The Shareholders' Association (NZSA) has thrown itself into the thick of a boardroom battle at the rural services company PGG Wrightson (PGW).
It has labelled the attempt by PGW's major shareholder, Singapore based Agria, to dump most of the current board and replace them with their own nominees as one of the worst attempts by a shareholder to interfere in the operation of a board.
The NZSA has written to major private and corporate PGW shareholders to spell out its concerns and seek support to oppose Agria's moves.
Chief executive Oliver Mander said Agria's moves for a special meeting to replace the board were against the interests of smaller shareholders.
"What we're concerned about is the potential loss of independence on the PGG Wrightson board, and the greater risk of that board acting in the interests of Agria rather than the long term interests of PGG Wrightson.
"NZSA wishes to ensure that no minority shareholder in New Zealand should have to be subject to this type of conduct by any major shareholder in a New Zealand company."
Mander said the association was pleased local independent directors had fought back, taken control of the board, resisted any rush for a meeting, and decided to vet and report on all would-be directors.

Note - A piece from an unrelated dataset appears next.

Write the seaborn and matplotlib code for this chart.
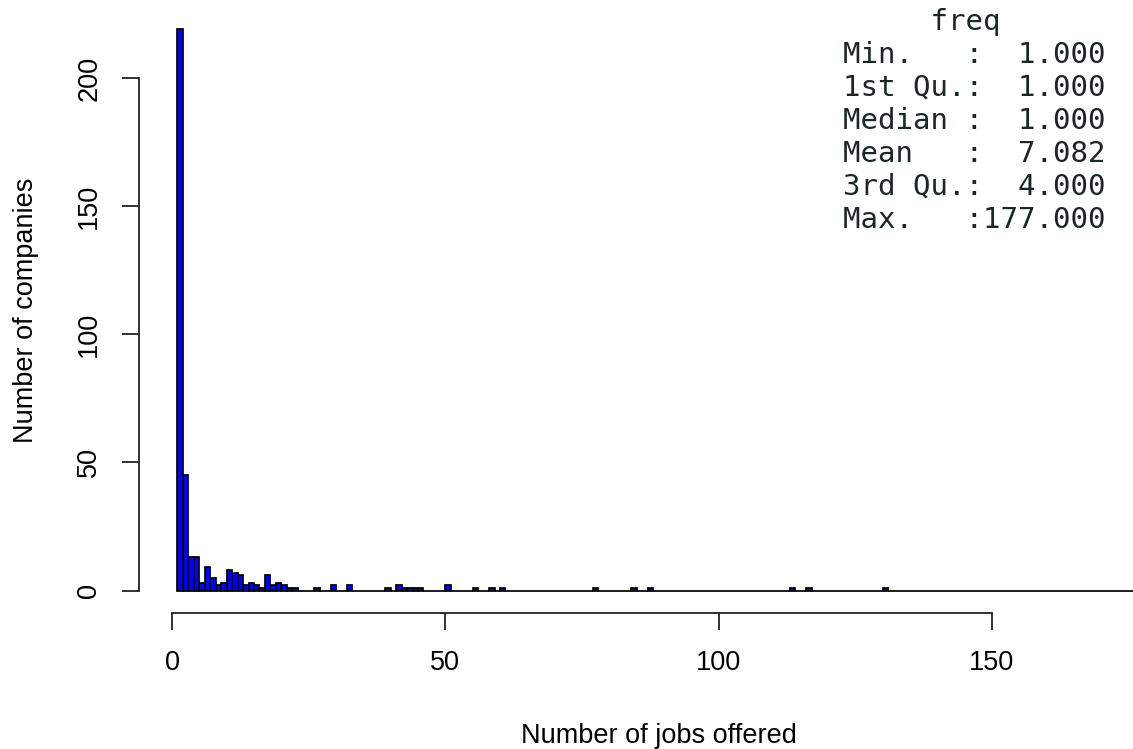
import numpy as np
import pandas as pd
import matplotlib
matplotlib.use("Agg")
import matplotlib.pyplot as plt
import seaborn as sns

# Number of companies per jobs-offered bin (bins of width 1 from 1 to 177)
bin_start = [1, 2, 3, 4, 5, 6, 7, 8, 9, 10, 11, 12, 13, 14, 15, 16, 17, 18, 19, 20,
             21, 22, 26, 29, 32, 39, 41, 42, 43, 44, 45, 50, 55, 58, 60, 77, 84, 87,
             113, 116, 130]
companies = [219, 45, 13, 13, 3, 9, 5, 2, 3, 8, 7, 6, 2, 3, 2, 1, 6, 2, 3, 2,
             1, 1, 1, 2, 2, 1, 2, 1, 1, 1, 1, 2, 1, 1, 1, 1, 1, 1,
             1, 1, 1]
break_lo, break_hi = 1, 177

x_ticks = [0, 50, 100, 150]
y_ticks = [0, 50, 100, 150, 200]

summary_title = "freq"
summary_lines = ["Min.   :  1.000",
                 "1st Qu.:  1.000",
                 "Median :  1.000",
                 "Mean   :  7.082",
                 "3rd Qu.:  4.000",
                 "Max.   :177.000"]

sns.set_style("ticks")
plt.rcParams["font.family"] = ["Liberation Sans", "DejaVu Sans"]

W, H = 1133, 749
fig = plt.figure(figsize=(W / 100, H / 100), dpi=100)
ax_left_px, ax_right_px = 139, 1178
ax = fig.add_axes([ax_left_px / W, 1 - 613 / H,
                   (ax_right_px - ax_left_px) / W, (613 - 7) / H])

df = pd.DataFrame({"jobs": np.array(bin_start, dtype=float) + 0.5,
                   "n": np.array(companies, dtype=float)})
sns.histplot(data=df, x="jobs", weights="n", binwidth=1,
             binrange=(break_lo, break_hi), color="blue",
             edgecolor="black", linewidth=1.25, alpha=1.0, ax=ax)

span = break_hi - break_lo
ax.set_xlim(break_lo - 0.04 * span, break_hi + 0.04 * span)
ymax = max(companies)
ax.set_ylim(-0.04 * ymax, 1.04 * ymax)

for s in ["top", "right"]:
    ax.spines[s].set_visible(False)
ax.spines["left"].set_bounds(y_ticks[0], y_ticks[-1])
ax.spines["bottom"].set_bounds(x_ticks[0], x_ticks[-1])
for s in ["left", "bottom"]:
    ax.spines[s].set_linewidth(1.3)
    ax.spines[s].set_color("#222222")

ax.set_xticks(x_ticks)
ax.set_yticks(y_ticks)
ax.set_yticklabels([str(v) for v in y_ticks], rotation=90, va="center")
ax.tick_params(axis="both", direction="out", length=12, width=1.3,
               color="#222222", labelcolor="black", labelsize=19.5)
ax.tick_params(axis="x", pad=14.5)
ax.tick_params(axis="y", pad=14.5)

ax.set_xlabel("Number of jobs offered", fontsize=19.5, color="black", labelpad=34)
ax.set_ylabel("Number of companies", fontsize=19.5, color="black")
ax.yaxis.set_label_coords((39 - ax_left_px) / (ax_right_px - ax_left_px), 0.5)

mono = ["DejaVu Sans Mono"]
x0 = 843 / W
fig.text(x0, 1 - 22 / H, "     " + summary_title, family=mono, fontsize=21,
         va="center", ha="left", color="#1c2626")
for i, line in enumerate(summary_lines):
    fig.text(x0, 1 - (55 + 33 * i) / H, line, family=mono, fontsize=21,
             va="center", ha="left", color="#1c2626")

fig.savefig("out.png", dpi=100)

He said there was particular concern that former chair Alan Lai was nominated for a board position barely a month after the expiry of a five-year ban imposed by US authorities for market manipulation, and that Lai was insisting he should be made the company's chair.
"We speculate that this insistence is likely to reflect Alan Lai's state of mind in relation to PGG Wrightson, in that he regards PGW as his own private company."
Mander said if a meeting was held the NZSA would vote any proxies it had against the Agria motions, and propose its own to beef up protections for small shareholders.
Meanwhile, the NZSA has also weighed into the battle to revive Fletcher Building's fortunes and is lobbying the company to provide full information on any investigations into the value of the company as a whole and its break-up value with potential divestment benefits for shareholders.